Estimation of railway vehicle response for track geometry evaluation using branch Fourier neural operator

Abstract: In railway transportation, the evaluation of track geometry is an indispensable requirement to ensure the safety and comfort of railway vehicles. A promising approach is to directly use vehicle dynamic responses to assess the impact of track geometry defects. However, the computational cost of obtaining the dynamic response of the vehicle body using dynamics simulation methods is large. Thus, it is important to obtain the dynamic response of the vehicle-track coupled system efficiently and accurately.
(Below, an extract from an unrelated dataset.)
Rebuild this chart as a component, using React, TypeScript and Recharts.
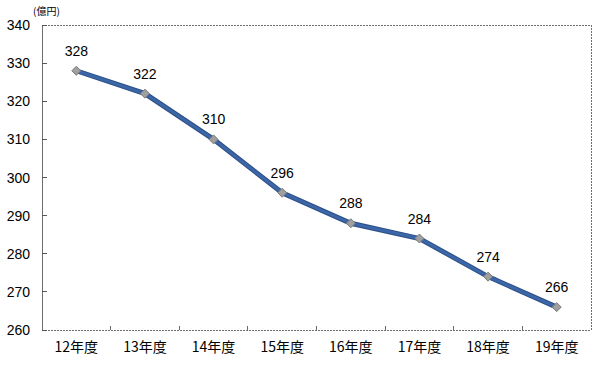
import React from "react";
import { LineChart, Line, XAxis, YAxis, LabelList, ReferenceArea } from "recharts";

const years = ["12年度", "13年度", "14年度", "15年度", "16年度", "17年度", "18年度", "19年度"];
const amounts = [328, 322, 310, 296, 288, 284, 274, 266];
const yTicks = [260, 270, 280, 290, 300, 310, 320, 330, 340];

const data = years.map((year, i) => ({ year, amount: amounts[i] }));

const GRAY = "#6e6e6e";
const LINE_BLUE = "#3b66a8";
const PLOT_LEFT = 42;
const PLOT_RIGHT = 591;
const BAND = (PLOT_RIGHT - PLOT_LEFT) / years.length;
const dotted = { stroke: GRAY, strokeDasharray: "2 1", shapeRendering: "crispEdges" };

function Diamond(props: any) {
  const { cx, cy } = props;
  if (cx == null || cy == null) return null;
  const r = 4.5;
  return (
    <polygon
      points={`${cx},${cy - r} ${cx + r},${cy} ${cx},${cy + r} ${cx - r},${cy}`}
      fill="#a0a0a0"
      stroke="#7a7a7a"
      strokeWidth={1}
    />
  );
}

// category label plus a small inward tick at the band's left edge
function YearTick(props: any) {
  const { x, y, payload, index } = props;
  const edge = x - BAND / 2;
  return (
    <g>
      {index > 0 && (
        <line x1={edge} x2={edge} y1={y - 14} y2={y - 18} stroke={GRAY} shapeRendering="crispEdges" />
      )}
      <text
        x={x}
        y={y}
        dy={8}
        textAnchor="middle"
        fill="#000"
        fontSize={14}
        fontFamily="'Noto Sans CJK JP', sans-serif"
      >
        {payload.value}
      </text>
    </g>
  );
}

function ValueTick(props: any) {
  const { x, y, payload } = props;
  return (
    <g>
      <path d={`M${x + 12},${y}H${x + 17}`} stroke="#555" strokeWidth={1} fill="none" shapeRendering="crispEdges" />
      <text
        x={x}
        y={y}
        dy={5}
        textAnchor="end"
        fill="#000"
        fontSize={14}
        fontFamily="'Liberation Sans', Arial, sans-serif"
      >
        {payload.value}
      </text>
    </g>
  );
}

export default function App() {
  return (
    <div style={{ position: "absolute", left: 0, top: 0, width: 600, height: 374, background: "#fff" }}>
      <div
        style={{
          position: "absolute",
          left: 33,
          top: 5,
          fontSize: 10,
          fontFamily: "'Noto Sans CJK JP', sans-serif",
          color: "#000",
          lineHeight: "12px",
        }}
      >
        (億円)
      </div>
      <LineChart width={600} height={374} data={data} margin={{ top: 25, right: 9, left: 0, bottom: 0 }}>
        <XAxis
          dataKey="year"
          scale="band"
          height={44}
          tickSize={0}
          tickMargin={14}
          tickLine={false}
          axisLine={dotted}
          tick={<YearTick />}
        />
        <YAxis
          width={42}
          domain={[260, 340]}
          ticks={yTicks}
          interval={0}
          tickSize={0}
          tickMargin={12}
          tickLine={false}
          axisLine={dotted}
          tick={<ValueTick />}
        />
        <ReferenceArea
          x1={years[0]}
          x2={years[years.length - 1]}
          y1={260}
          y2={340}
          fill="#ffffff"
          fillOpacity={0}
          {...dotted}
        />
        <Line
          dataKey="amount"
          stroke="#2d4f86"
          strokeWidth={5}
          dot={false}
          activeDot={false}
          isAnimationActive={false}
        />
        <Line
          dataKey="amount"
          stroke={LINE_BLUE}
          strokeWidth={3}
          dot={<Diamond />}
          activeDot={false}
          isAnimationActive={false}
        >
          <LabelList
            dataKey="amount"
            position="top"
            offset={15}
            fill="#000"
            fontSize={14}
            fontFamily="'Liberation Sans', Arial, sans-serif"
          />
        </Line>
      </LineChart>
    </div>
  );
}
In this work, a branch Fourier neural operator (BFNO) model is proposed to obtain the dynamic response of the vehicle-track coupled system. The model takes into account the nonlinear relationship of the vehicle-track coupled system and realizes the fast and accurate estimation of the system dynamic response. The relative loss (rLSE) of BFNO model is 2.04%, which is reduced by 64%, compared with the traditional neural network (CNN-GRU). In the frequency domain, BFNO model achieves the effective estimation of the dynamic response of the system within the primary frequency range. Compared with the existing methods, our proposed model can make predictions at unseen time steps, enabling predictions from low to high time resolutions. Meanwhile, our proposed model is superior to commercial software in terms of efficiency. In the evaluation of track geometry, users can use pre-trained BFNO to obtain the dynamic response with almost no computational cost.